The vast majority of Fianna Fáil supporters were the very people most removed from his lifestyle and his social ambitions, yet he had an intense emotional appeal for them.
On the face of it, Jack Lynch would have appeared to be a more authentic representative of the Fianna Fáil heartland, a hurling legend with simple tastes who lived a modest lifestyle.
On visits home to Cork when he was taoiseach, Lynch liked nothing better than to spend an evening in the clubhouse of Glen Rovers, playing whist or 25 while drinking a few Paddies. It was a far cry from Mr Haughey's Gandon mansion, the horses and the champagne.
Yet it was Mr Haughey and his notions of grandeur that so many of the Fianna Fáil faithful adored and the media indulged. His nationalist rhetoric and his abiding anti-English sentiment was undoubtedly a large part of that appeal while his pose as a man of destiny was a magnetic attraction for the party faithful who were prepared to forgive him almost anything.
The contrast between the two men was never more stark than in their response to the crisis in the North in 1969 and 1970.
Mr Lynch struggled to come to terms with the eruption of violence and his lack of decisiveness in the early stages of what became known as the Arms Crisis was a contributing factor in its development.
For all that, he managed to pilot the state through the most difficult period since the Civil War when things could so easily have slipped out of control.
Mr Haughey took a different course and flirted with dangerous forces of atavistic nationalism that would almost certainly have brought disaster down on the country.
Yet many Fianna Fáil supporters were disappointed by Mr Lynch's caution and enthralled by Mr Haughey's recklessness. A large part of Mr Haughey's enduring appeal within the party was precisely the dangerous course he had taken in 1970.
The carnage in the former Yugoslavia in the 1990s when unbridled ethnic nationalist forces were unloosed is a warning of what might have happened if Mr Lynch had lost control in 1970.
The events of 1970 left an enduring mark on Fianna Fáil but the faction that lost the battle in the Arms Crisis ultimately won the war for control of the party in 1979. Mr Haughey's accession to power came as a severe jolt to the party establishment that had backed Mr Lynch but it was widely popular within the ranks of the party. The frenzied excitement of his first ardfheis was testament to that.
If the Fianna Fáil faithful have always been in thrall to Mr Haughey's appeal, a significant segment of the public has always been resistant to his charms. While Jack Lynch won two out of three general elections and brought Fianna Fáil to its greatest ever election victory in 1977, Mr Haughey struggled to achieve power.
He narrowly lost his first election as leader and never managed to achieve an overall majority. It was no accident that Fine Gael achieved the best election results in the party's history when the "Haughey factor" polarised public opinion in the early 1980s.

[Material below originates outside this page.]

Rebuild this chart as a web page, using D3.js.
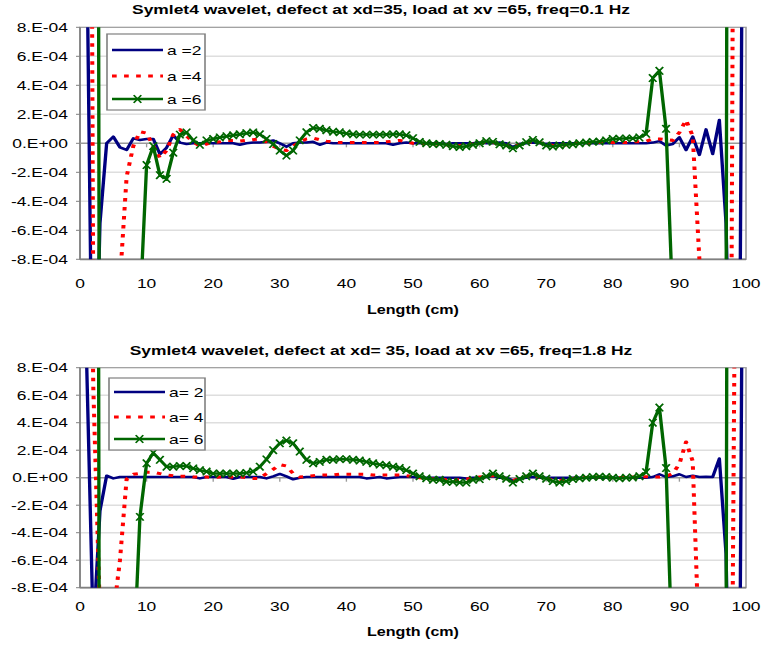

At all stages of his political career the media was obsessed with Haughey and, while his family felt that he got a hard time, the unremitting attention was something that he clearly revelled in. In any case, while he certainly had enemies in the media, he also had friends who rarely wavered in their support for him.

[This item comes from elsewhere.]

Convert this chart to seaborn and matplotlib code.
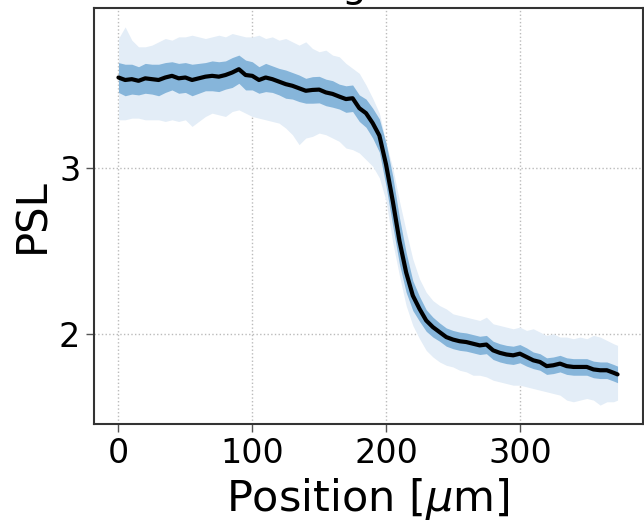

His performance as taoiseach after 1987 certainly enhanced his reputation with solid achievement after earlier failures but the story of how Mr Haughey had achieved his great wealth only emerged in his retirement. It shocked the public but while it certainly caused embarrassment to his followers, it did not really shake their faith in him. The outpouring of sentiment in recent days is a reflection of that.

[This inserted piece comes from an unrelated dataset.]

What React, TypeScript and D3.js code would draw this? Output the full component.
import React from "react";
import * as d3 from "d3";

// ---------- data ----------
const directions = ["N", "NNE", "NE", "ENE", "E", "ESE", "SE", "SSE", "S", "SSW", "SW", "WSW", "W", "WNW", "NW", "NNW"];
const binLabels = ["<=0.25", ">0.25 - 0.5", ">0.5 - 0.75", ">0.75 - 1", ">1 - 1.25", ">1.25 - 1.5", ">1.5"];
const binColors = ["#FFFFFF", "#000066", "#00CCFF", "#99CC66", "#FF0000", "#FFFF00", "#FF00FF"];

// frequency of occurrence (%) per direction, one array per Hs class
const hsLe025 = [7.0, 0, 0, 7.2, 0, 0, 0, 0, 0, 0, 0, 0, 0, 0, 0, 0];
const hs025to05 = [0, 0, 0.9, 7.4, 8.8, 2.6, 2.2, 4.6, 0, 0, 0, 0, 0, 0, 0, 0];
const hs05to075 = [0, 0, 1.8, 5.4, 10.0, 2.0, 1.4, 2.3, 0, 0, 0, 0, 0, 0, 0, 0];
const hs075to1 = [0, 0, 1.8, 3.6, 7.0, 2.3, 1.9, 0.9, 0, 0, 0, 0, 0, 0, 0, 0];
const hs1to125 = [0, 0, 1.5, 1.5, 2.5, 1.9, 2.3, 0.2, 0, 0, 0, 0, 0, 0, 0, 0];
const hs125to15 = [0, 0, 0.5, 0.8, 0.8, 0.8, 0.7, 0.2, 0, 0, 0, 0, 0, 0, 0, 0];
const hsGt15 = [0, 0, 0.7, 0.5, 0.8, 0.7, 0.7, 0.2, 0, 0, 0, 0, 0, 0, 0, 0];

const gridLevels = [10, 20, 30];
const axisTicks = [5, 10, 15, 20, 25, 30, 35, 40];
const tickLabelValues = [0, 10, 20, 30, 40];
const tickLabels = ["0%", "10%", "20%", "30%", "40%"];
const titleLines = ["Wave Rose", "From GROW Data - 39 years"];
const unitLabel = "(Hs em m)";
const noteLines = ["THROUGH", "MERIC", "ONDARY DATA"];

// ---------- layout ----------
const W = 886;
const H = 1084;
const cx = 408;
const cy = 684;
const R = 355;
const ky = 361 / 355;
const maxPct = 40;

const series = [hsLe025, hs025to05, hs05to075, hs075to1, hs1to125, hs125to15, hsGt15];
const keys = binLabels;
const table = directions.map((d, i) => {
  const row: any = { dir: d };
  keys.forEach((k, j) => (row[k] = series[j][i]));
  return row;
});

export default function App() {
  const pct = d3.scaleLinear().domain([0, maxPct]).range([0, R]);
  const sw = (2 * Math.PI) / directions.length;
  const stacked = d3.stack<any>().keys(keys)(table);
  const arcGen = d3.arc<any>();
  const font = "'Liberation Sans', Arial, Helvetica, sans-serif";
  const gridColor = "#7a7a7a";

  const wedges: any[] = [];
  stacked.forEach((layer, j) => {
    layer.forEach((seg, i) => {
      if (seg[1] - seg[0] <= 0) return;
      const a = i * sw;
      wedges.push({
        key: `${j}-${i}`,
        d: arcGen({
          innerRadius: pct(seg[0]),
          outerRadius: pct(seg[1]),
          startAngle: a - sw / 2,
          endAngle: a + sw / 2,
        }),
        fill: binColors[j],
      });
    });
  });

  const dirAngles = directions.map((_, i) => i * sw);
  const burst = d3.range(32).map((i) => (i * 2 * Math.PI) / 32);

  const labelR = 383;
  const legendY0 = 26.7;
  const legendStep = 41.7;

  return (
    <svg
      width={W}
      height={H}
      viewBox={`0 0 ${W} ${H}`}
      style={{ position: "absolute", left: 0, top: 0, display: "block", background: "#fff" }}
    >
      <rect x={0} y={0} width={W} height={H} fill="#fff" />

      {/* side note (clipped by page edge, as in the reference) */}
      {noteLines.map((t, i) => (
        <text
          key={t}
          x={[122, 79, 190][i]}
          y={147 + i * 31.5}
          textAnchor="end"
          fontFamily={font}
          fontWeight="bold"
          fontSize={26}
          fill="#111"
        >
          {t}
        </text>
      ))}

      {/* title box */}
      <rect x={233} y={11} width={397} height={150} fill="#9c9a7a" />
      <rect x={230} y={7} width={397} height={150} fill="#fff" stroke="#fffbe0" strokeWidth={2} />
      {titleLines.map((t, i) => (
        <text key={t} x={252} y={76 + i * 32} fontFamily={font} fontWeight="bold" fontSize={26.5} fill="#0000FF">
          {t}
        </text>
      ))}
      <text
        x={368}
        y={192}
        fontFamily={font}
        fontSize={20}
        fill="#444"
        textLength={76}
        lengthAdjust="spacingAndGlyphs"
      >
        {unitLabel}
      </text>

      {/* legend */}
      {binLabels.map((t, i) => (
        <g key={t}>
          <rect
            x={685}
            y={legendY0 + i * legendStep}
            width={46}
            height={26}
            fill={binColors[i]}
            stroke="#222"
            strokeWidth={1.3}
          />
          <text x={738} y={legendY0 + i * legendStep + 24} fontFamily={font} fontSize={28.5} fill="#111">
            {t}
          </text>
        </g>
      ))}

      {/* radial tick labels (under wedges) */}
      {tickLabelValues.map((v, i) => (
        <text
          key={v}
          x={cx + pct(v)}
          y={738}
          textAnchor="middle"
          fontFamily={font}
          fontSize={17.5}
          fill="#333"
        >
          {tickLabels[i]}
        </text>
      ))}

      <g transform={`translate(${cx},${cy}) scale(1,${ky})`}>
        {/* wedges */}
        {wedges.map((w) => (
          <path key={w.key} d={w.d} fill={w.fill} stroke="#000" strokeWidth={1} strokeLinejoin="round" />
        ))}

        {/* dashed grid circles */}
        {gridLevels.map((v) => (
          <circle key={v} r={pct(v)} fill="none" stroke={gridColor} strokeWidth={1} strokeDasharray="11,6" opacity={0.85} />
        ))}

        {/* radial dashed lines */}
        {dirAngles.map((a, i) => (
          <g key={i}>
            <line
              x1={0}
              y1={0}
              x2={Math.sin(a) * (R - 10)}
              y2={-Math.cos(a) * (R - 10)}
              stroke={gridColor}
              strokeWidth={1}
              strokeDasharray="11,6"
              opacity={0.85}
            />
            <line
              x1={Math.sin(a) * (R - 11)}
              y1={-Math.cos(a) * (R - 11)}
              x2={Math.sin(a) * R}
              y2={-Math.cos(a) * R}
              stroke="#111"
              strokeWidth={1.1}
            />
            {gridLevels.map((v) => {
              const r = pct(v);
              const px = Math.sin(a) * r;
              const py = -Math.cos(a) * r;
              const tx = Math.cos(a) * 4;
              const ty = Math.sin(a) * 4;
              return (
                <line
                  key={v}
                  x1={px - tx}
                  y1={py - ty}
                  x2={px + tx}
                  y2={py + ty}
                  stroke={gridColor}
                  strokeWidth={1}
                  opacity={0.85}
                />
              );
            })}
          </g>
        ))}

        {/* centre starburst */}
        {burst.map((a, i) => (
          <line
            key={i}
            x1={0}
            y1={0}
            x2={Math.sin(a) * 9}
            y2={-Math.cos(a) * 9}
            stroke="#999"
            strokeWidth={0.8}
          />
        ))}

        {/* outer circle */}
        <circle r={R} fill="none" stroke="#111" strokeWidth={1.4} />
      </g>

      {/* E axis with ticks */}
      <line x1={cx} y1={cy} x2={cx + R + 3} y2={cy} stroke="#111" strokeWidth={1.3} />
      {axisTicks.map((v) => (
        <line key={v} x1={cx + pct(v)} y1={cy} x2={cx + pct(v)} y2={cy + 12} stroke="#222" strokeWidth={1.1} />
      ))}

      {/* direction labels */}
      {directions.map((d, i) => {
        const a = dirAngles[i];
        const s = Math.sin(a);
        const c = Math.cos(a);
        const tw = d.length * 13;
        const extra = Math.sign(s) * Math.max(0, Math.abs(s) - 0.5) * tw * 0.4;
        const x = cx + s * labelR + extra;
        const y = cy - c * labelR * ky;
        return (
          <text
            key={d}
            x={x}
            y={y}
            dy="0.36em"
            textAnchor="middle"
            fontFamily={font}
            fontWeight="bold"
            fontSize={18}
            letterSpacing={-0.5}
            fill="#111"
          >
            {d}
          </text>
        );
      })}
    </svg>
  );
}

In his graveside oration Taoiseach Bertie Ahern referred to his mentor's record of lasting achievement and concluded: "Immersed in his many political battles Charles Haughey would ruefully acknowledge to me that he enjoyed the proverbial nine lives, Charlie, Boss, the last of those lives has now been extinguished. Today the most agile and distinctive of our political leaders is still." There is little argument with that.